* [Exercise goal]: Write out the opening lines of the data word for word, up to and including the line with "0.0999, 0.1, 0.1, 0.1, 0.1, 0.1, 0.1];", and leave every picture and every later line out.

* [Collected data]:
------------------------------------------------------------
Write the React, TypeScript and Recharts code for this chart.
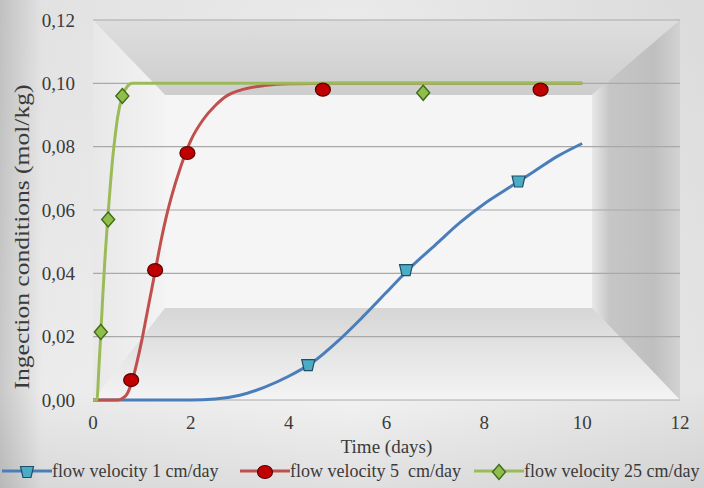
import React from "react";
import {
  CartesianGrid,
  ComposedChart,
  Line,
  Scatter,
  XAxis,
  YAxis,
} from "recharts";

// model curves (days -> mol/kg)
const blueT = [0, 1, 2, 2.5, 3, 3.5, 4, 4.5, 5, 5.5, 6, 6.5, 7, 7.5, 8, 8.5, 9, 9.5, 10];
const blueModel = [0, 0, 0, 0.0003, 0.0015, 0.004, 0.0075, 0.012, 0.0185, 0.026, 0.034, 0.042, 0.049, 0.056, 0.062, 0.067, 0.072, 0.077, 0.081];

const redT = [0, 0.5, 0.6, 0.7, 0.8, 0.9, 1.0, 1.1, 1.2, 1.3, 1.4, 1.5, 1.6, 1.8, 2.0, 2.25, 2.5, 2.75, 3, 3.5, 4, 5, 6, 7, 8, 9, 10];
const redModel = [0, 0, 0.0005, 0.002, 0.006, 0.012, 0.019, 0.027, 0.035, 0.043, 0.051, 0.058, 0.064, 0.074, 0.082, 0.0885, 0.093, 0.0962, 0.0978, 0.0993, 0.0999, 0.1, 0.1, 0.1, 0.1, 0.1, 0.1];

const greenT = [0, 0.08, 0.12, 0.16, 0.2, 0.25, 0.3, 0.35, 0.4, 0.45, 0.5, 0.6, 0.7, 0.8, 1, 2, 4, 6, 8, 10];
const greenModel = [0, 0, 0.01, 0.021, 0.033, 0.046, 0.057, 0.067, 0.076, 0.083, 0.089, 0.096, 0.099, 0.1, 0.1, 0.1, 0.1, 0.1, 0.1, 0.1];

// measured points
const blueObsT = [4.4, 6.4, 8.7];
const blueObs = [0.011, 0.041, 0.069];
const redObsT = [0.78, 1.27, 1.93, 4.7, 9.15];
const redObs = [0.0063, 0.041, 0.078, 0.098, 0.098];
const greenObsT = [0.16, 0.31, 0.6, 6.75];
const greenObs = [0.0215, 0.057, 0.096, 0.097];

const xTicks = [0, 2, 4, 6, 8, 10, 12];
const yTicks = [0, 0.02, 0.04, 0.06, 0.08, 0.1, 0.12];

const seriesNames = [
  "flow velocity 1 cm/day",
  "flow velocity 5  cm/day",
  "flow velocity 25 cm/day",
];

const zip = (xs: number[], ys: number[]) => xs.map((x, i) => ({ x, y: ys[i] }));

const FONT = "'Liberation Serif', 'DejaVu Serif', 'Times New Roman', serif";
const TEXT = "#3a3a3a";

const BLUE = "#4a7ebb";
const RED = "#c0504d";
const GREEN = "#9bbb59";

function Cup({ cx, cy }: any) {
  return (
    <path
      d={`M${cx - 6.5},${cy - 5.5} L${cx + 6.5},${cy - 5.5} L${cx + 4},${cy + 5.5} L${cx - 4},${cy + 5.5} Z`}
      fill="#4bacc6"
      stroke="#1f4e66"
      strokeWidth={1.2}
    />
  );
}

function Dot({ cx, cy }: any) {
  return <ellipse cx={cx} cy={cy} rx={7.5} ry={6.5} fill="#c00000" stroke="#5a0000" strokeWidth={1.2} />;
}

function Diamond({ cx, cy }: any) {
  return (
    <path
      d={`M${cx},${cy - 7.5} L${cx + 6.5},${cy} L${cx},${cy + 7.5} L${cx - 6.5},${cy} Z`}
      fill="#8fbf4a"
      stroke="#3f6a1c"
      strokeWidth={1.4}
    />
  );
}

const fmt = (v: number) => v.toFixed(2).replace(".", ",");

function Frame() {
  // beveled plot background, plot area 93..680 x 20..400
  return (
    <svg width={704} height={488} style={{ position: "absolute", left: 0, top: 0 }}>
      <defs>
        <linearGradient id="page" x1="0" x2="1" y1="0" y2="0">
          <stop offset="0" stopColor="#c8c8c8" />
          <stop offset="0.06" stopColor="#ebebeb" />
          <stop offset="0.5" stopColor="#f3f3f3" />
          <stop offset="1" stopColor="#e4e4e4" />
        </linearGradient>
        <linearGradient id="pageV" x1="0" x2="0" y1="0" y2="1">
          <stop offset="0" stopColor="#000" stopOpacity={0.04} />
          <stop offset="0.8" stopColor="#000" stopOpacity={0} />
          <stop offset="1" stopColor="#000" stopOpacity={0.08} />
        </linearGradient>
        <linearGradient id="top" x1="0" x2="0" y1="0" y2="1">
          <stop offset="0" stopColor="#dedede" />
          <stop offset="1" stopColor="#cdcdcd" />
        </linearGradient>
        <linearGradient id="left" x1="0" x2="1" y1="0" y2="0">
          <stop offset="0" stopColor="#e8e8e8" />
          <stop offset="1" stopColor="#f3f3f3" />
        </linearGradient>
        <linearGradient id="right" x1="0" x2="1" y1="0" y2="0">
          <stop offset="0" stopColor="#e8e8e8" />
          <stop offset="0.2" stopColor="#c6c6c6" />
          <stop offset="0.7" stopColor="#bfbfbf" />
          <stop offset="1" stopColor="#d2d2d2" />
        </linearGradient>
        <linearGradient id="bottom" x1="0" x2="0" y1="0" y2="1">
          <stop offset="0" stopColor="#d6d6d6" />
          <stop offset="1" stopColor="#f4f4f4" />
        </linearGradient>
      </defs>
      <rect x={0} y={0} width={704} height={488} fill="url(#page)" />
      <rect x={0} y={0} width={704} height={488} fill="url(#pageV)" />
      <rect x={165} y={95} width={427} height={213} fill="#f5f5f5" />
      <polygon points="93,20 680,20 592,95 165,95" fill="url(#top)" />
      <polygon points="93,20 165,95 165,308 93,400" fill="url(#left)" />
      <polygon points="680,20 680,400 592,308 592,95" fill="url(#right)" />
      <polygon points="93,400 680,400 592,308 165,308" fill="url(#bottom)" />
    </svg>
  );
}

function LegendItem({ left, color, Marker, name }: any) {
  return (
    <div style={{ position: "absolute", left, top: 461, display: "flex", alignItems: "center" }}>
      <svg width={50} height={20}>
        <line x1={0} y1={10} x2={50} y2={10} stroke={color} strokeWidth={3} />
        <Marker cx={25} cy={11} />
      </svg>
      <span style={{ fontFamily: FONT, fontSize: 18, lineHeight: "20px", color: TEXT, whiteSpace: "pre" }}>{name}</span>
    </div>
  );
}

export default function App() {
  return (
    <div
      style={{
        position: "absolute",
        left: 0,
        top: 0,
        width: 704,
        height: 488,
        overflow: "hidden",
        fontFamily: FONT,
      }}
    >
      <Frame />
      <div style={{ position: "absolute", left: 0, top: 0 }}>
        <ComposedChart
          width={704}
          height={488}
          margin={{ top: 20, right: 24, bottom: 28, left: 0 }}
          style={{ fontFamily: FONT }}
        >
          <CartesianGrid vertical={false} stroke="#a9a9a9" strokeWidth={1.2} />
          <XAxis
            type="number"
            dataKey="x"
            domain={[0, 12]}
            ticks={xTicks}
            axisLine={false}
            tickLine={false}
            tickSize={0}
            tickMargin={16}
            height={60}
            tick={{ fill: TEXT, fontSize: 19, fontFamily: FONT }}
            label={{
              content: ({ viewBox }: any) => (
                <text
                  x={viewBox.x + viewBox.width / 2}
                  y={viewBox.y + 53}
                  textAnchor="middle"
                  fill={TEXT}
                  fontSize={19}
                  fontFamily={FONT}
                >
                  Time (days)
                </text>
              ),
            }}
          />
          <YAxis
            type="number"
            dataKey="y"
            domain={[0, 0.12]}
            ticks={yTicks}
            tickFormatter={fmt}
            axisLine={false}
            tickLine={false}
            tickSize={0}
            tickMargin={18}
            width={93}
            tick={{ fill: TEXT, fontSize: 19, fontFamily: FONT }}
            label={{
              content: () => (
                <text
                  transform="translate(29,237) rotate(-90)"
                  textAnchor="middle"
                  fill={TEXT}
                  fontSize={21}
                  fontFamily={FONT}
                  textLength={305}
                  lengthAdjust="spacingAndGlyphs"
                >
                  Ingection conditions (mol/kg)
                </text>
              ),
            }}
          />
          <Line data={zip(blueT, blueModel)} dataKey="y" type="monotone" stroke={BLUE} strokeWidth={3} dot={false} isAnimationActive={false} />
          <Line data={zip(redT, redModel)} dataKey="y" type="monotone" stroke={RED} strokeWidth={3} dot={false} isAnimationActive={false} />
          <Line data={zip(greenT, greenModel)} dataKey="y" type="monotone" stroke={GREEN} strokeWidth={3} dot={false} isAnimationActive={false} />
          <Scatter data={zip(blueObsT, blueObs)} dataKey="y" shape={Cup} isAnimationActive={false} />
          <Scatter data={zip(redObsT, redObs)} dataKey="y" shape={Dot} isAnimationActive={false} />
          <Scatter data={zip(greenObsT, greenObs)} dataKey="y" shape={Diamond} isAnimationActive={false} />
        </ComposedChart>
      </div>
      <LegendItem left={2} color={BLUE} Marker={Cup} name={seriesNames[0]} />
      <LegendItem left={240} color={RED} Marker={Dot} name={seriesNames[1]} />
      <LegendItem left={474} color={GREEN} Marker={Diamond} name={seriesNames[2]} />
    </div>
  );
}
------------------------------------------------------------
* [Solution below]:
Write the React, TypeScript and Recharts code for this chart.
import React from "react";
import {
  CartesianGrid,
  ComposedChart,
  Line,
  Scatter,
  XAxis,
  YAxis,
} from "recharts";

// model curves (days -> mol/kg)
const blueT = [0, 1, 2, 2.5, 3, 3.5, 4, 4.5, 5, 5.5, 6, 6.5, 7, 7.5, 8, 8.5, 9, 9.5, 10];
const blueModel = [0, 0, 0, 0.0003, 0.0015, 0.004, 0.0075, 0.012, 0.0185, 0.026, 0.034, 0.042, 0.049, 0.056, 0.062, 0.067, 0.072, 0.077, 0.081];

const redT = [0, 0.5, 0.6, 0.7, 0.8, 0.9, 1.0, 1.1, 1.2, 1.3, 1.4, 1.5, 1.6, 1.8, 2.0, 2.25, 2.5, 2.75, 3, 3.5, 4, 5, 6, 7, 8, 9, 10];
const redModel = [0, 0, 0.0005, 0.002, 0.006, 0.012, 0.019, 0.027, 0.035, 0.043, 0.051, 0.058, 0.064, 0.074, 0.082, 0.0885, 0.093, 0.0962, 0.0978, 0.0993, 0.0999, 0.1, 0.1, 0.1, 0.1, 0.1, 0.1];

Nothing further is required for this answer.